Probably at least The Penultimate Jedi

Star Wars: The Last Jedi
Luke Skywalker (Mark Hamill)
Photo: Lucasfilm Ltd.
© 2017 Lucasfilm Ltd. All Rights Reserved.

SPOILERS!

Well, that was fun. It starts as a retread of The Empire Strikes Back, then suddenly fast forwards to the end of Return of the Jedi, and then goes off in a whole new direction (with a brief reprise of the Battle of Hoth from Empire again). Brilliant. It does not kill off Leia, though the temptation must have been strong. It does kill off two prior villains, one minor and one major, both quite unexpectedly, obviously clearing the stage for the Grand Redemption of Kylo in the next one.

And Kylo finally becomes a threat. As ordered by Snoke, he takes off that ridiculous mask. After The Force Awakens, I observed that he is about the same height, if not shorter than General Hux: he certainly lacks his father’s ability to loom. He seems to have made up for that.

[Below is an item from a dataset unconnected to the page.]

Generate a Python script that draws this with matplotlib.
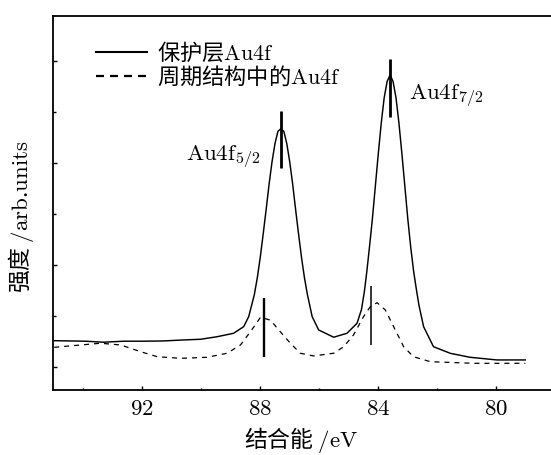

Meanwhile: a new hero to root for steps forward unexpectedly from the ranks of supporting characters, and is comfortably outside the usual Hollywood parameters of race, gender and physique for lead characters. Our heroes are in an even tighter spot than they were in the middle of the first trilogy. There are familiar faces that we will probably not see again, even allowing for the marvels modern CGI can perform for dead actors. This is the movie where Star Wars formally moves on.

Yes, yes, yes, but is it any good? I actually have to think about this. I got into it because I knew the back story. Does it actually take care to introduce itself to newcomers? I’m not so sure that it does. You’d have to ask a newcomer. Rogue One remains the best of the “other” movies, for many reasons, one of which being that it is a standalone story: you can come to it sight unseen and still be captivated.

The payoff to the climactic closing scene between Rey and Luke at the end of The Force Awakens is unexpected and hilarious.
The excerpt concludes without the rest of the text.